I-D Action:draft-azinger-scalable-addressing-00.txt

Cameron Byrne cb.list6 at gmail.com
Tue Sep 28 18:35:40 CEST 2010


>
> How is this better?  Is it really anyone's assumption that I should be forced into a one-upstream solution and that I would find that acceptable?
>

It's not, and i believe that has been established time and time again.
 There are a basket full of nascent solutions in the pipe (ILNP ...)
that will address some of this, maybe... time will tell.  Today's
addressing architecture, TE, multi-homing, peering and ultimately ISP
BGP policy are all function of economics in this space.  Right?
Internet architecture is not very prescriptive, it has evolved based
on various economic (which includes technology ...) stimuli with a
handful of architectural guidelines.

Right now, the various policy bodies are trying to roll out IPv6
because it is good policy.  Making IPv6 easy is the right thing to do
right now, and that includes PI .... /32s or /48s, it does not matter.
 Having been reject for IPv4 space in 2005, having rolled out BOGONs
to customer in 2008, .... i know that IPv4 is hurt and is not a good
place for growing services to be (mobile).

The problem statement is that lots PI is not great in the long run
because it is expensive in the DFZ.  Instead of having the DFZ
providers absorb the cost of ever growing RIB, the RIR should make PI
uncomfortable for people that don't really need it that bad.  Perhaps
have a fee schedule that ramps up over time?  Cheap now, and
increasingly expensive over time?  Make it simple, but increasingly
painful, and predictable.  Nobody likes surprises.

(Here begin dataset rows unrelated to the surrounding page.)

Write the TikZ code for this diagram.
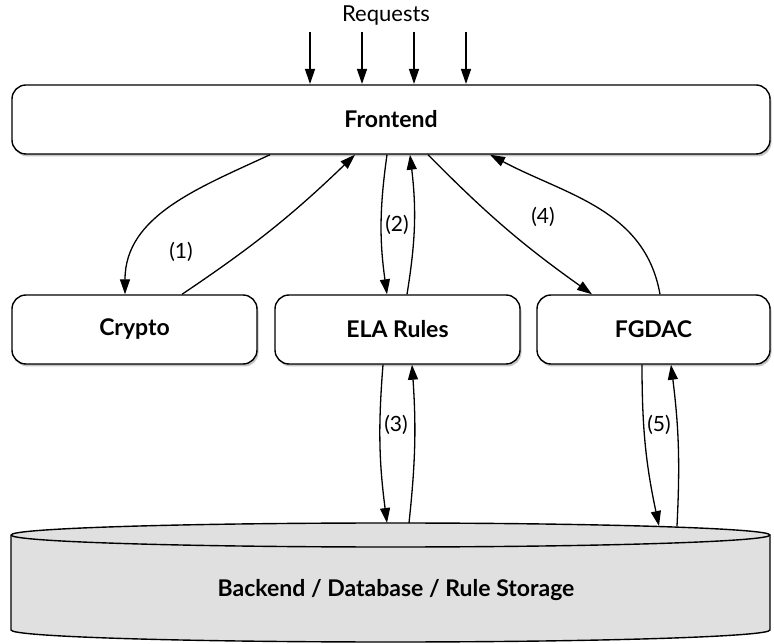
\documentclass[tikz,border=0pt]{standalone}
\usepackage{fontspec}
\setmainfont{Lato}
\usetikzlibrary{arrows.meta,shadows}
\definecolor{dbgray}{HTML}{E0E0E0}

\begin{document}
\begin{tikzpicture}[
  x=1pt, y=1pt,
  line width=1.4pt,
  box/.style={
    draw=black,
    fill=white,
    rounded corners=14pt,
    minimum height=69pt,
    font=\fontsize{23}{26}\selectfont\bfseries,
    drop shadow={shadow xshift=1.5pt,shadow yshift=-2.5pt,opacity=0.45}
  },
  arr/.style={-{Triangle[length=15pt,width=10pt]}, line width=1.3pt},
  num/.style={font=\fontsize{21}{24}\selectfont}
]
  \useasboundingbox (0,0) rectangle (774,643);

  % requests coming in
  \node[font=\fontsize{22}{25}\selectfont] (req) at (386,627) {Requests};
  \foreach \x in {310,362,414,466}
    \draw[arr] (\x,611) -- (\x,559);

  % boxes
  \node[box, minimum width=758pt] (fe) at (391,523.5) {Frontend};
  \node[box, minimum width=245pt] (crypto) at (134.5,313.5) {Crypto};
  \node[box, minimum width=245pt] (ela) at (397.5,313.5) {ELA Rules};
  \node[box, minimum width=233pt] (fgdac) at (653.5,313.5) {FGDAC};

  % storage cylinder
  \draw[fill=dbgray] (11,108) -- (11,13)
    arc[start angle=180, end angle=360, x radius=379.5, y radius=12]
    -- (770,108)
    arc[start angle=0, end angle=180, x radius=379.5, y radius=12];
  \draw (11,108) arc[start angle=180, end angle=360, x radius=379.5, y radius=12];
  \node[font=\fontsize{23}{26}\selectfont\bfseries] (db) at (396,53) {Backend / Database / Rule Storage};
  \coordinate (dbtop) at (390,120);

  % (1)
  \draw[arr] ([xshift=-121pt]fe.south) to[out=205,in=90] ([xshift=-9.5pt]crypto.north);
  \draw[arr] ([xshift=47.5pt]crypto.north) to[bend right=5] ([xshift=-36pt]fe.south);
  \node[num] (n1) at (181,391) {(1)};

  % (2)
  \draw[arr] ([xshift=-4pt]fe.south) to[bend right=8] ([xshift=-10.5pt]ela.north);
  \draw[arr] ([xshift=9.5pt]ela.north) to[bend right=8] ([xshift=19pt]fe.south);
  \node[num] (n2) at (397,418) {(2)};

  % (4)
  \draw[arr] ([xshift=37pt]fe.south) to[bend right=5] ([xshift=-61.5pt]fgdac.north);
  \draw[arr] ([xshift=6.5pt]fgdac.north) to[out=100,in=-28] ([xshift=99pt]fe.south);
  \node[num] (n4) at (543,426) {(4)};

  % (3)
  \draw[arr] ([xshift=-14.5pt]ela.south) to[bend right=6] ([xshift=-3pt]dbtop);
  \draw[arr] ([xshift=19pt]dbtop) to[bend right=5] ([xshift=14.5pt]ela.south);
  \node[num] (n3) at (396,218) {(3)};

  % (5)
  \draw[arr] ([xshift=-11.5pt]fgdac.south) to[bend right=6] ([xshift=269pt,yshift=-3pt]dbtop);
  \draw[arr] ([xshift=287pt,yshift=-3pt]dbtop) to[bend right=5] ([xshift=17.5pt]fgdac.south);
  \node[num] (n5) at (659,218) {(5)};
\end{tikzpicture}
\end{document}
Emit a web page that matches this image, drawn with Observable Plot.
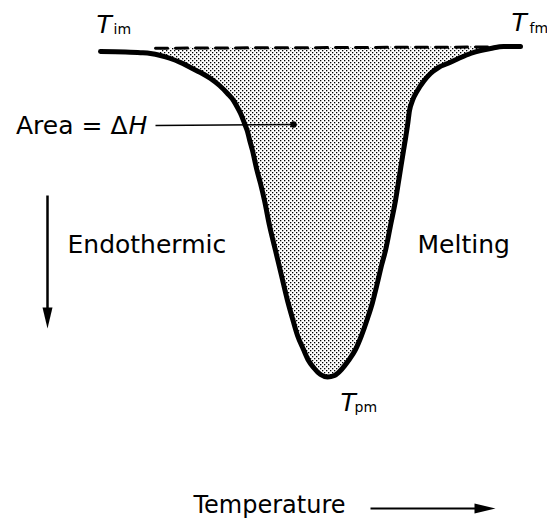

If not, the DFZ will grow, and the DFZ providers will pass the cost on
to the end sites yet again.  Nobody rides for free, and no the
internet will not break.  I believe the consensus is that providing
negative incentives to PI early is good, but we need to be gentle now
as deployment of IPv6 ramps up.  Lets keep in mind it is all about
business, the stakeholders that control the money (probably not on
this list) are not motivated to do the right thing for the DFZ.  That
said, make the DFZ issue a small business issue for the end sites
before it is a large business issue for the DFZ providers..  Today, i
believe the RIRs are in a good place to do that.  Moreover, it is best
for the RIR to decide how to do that.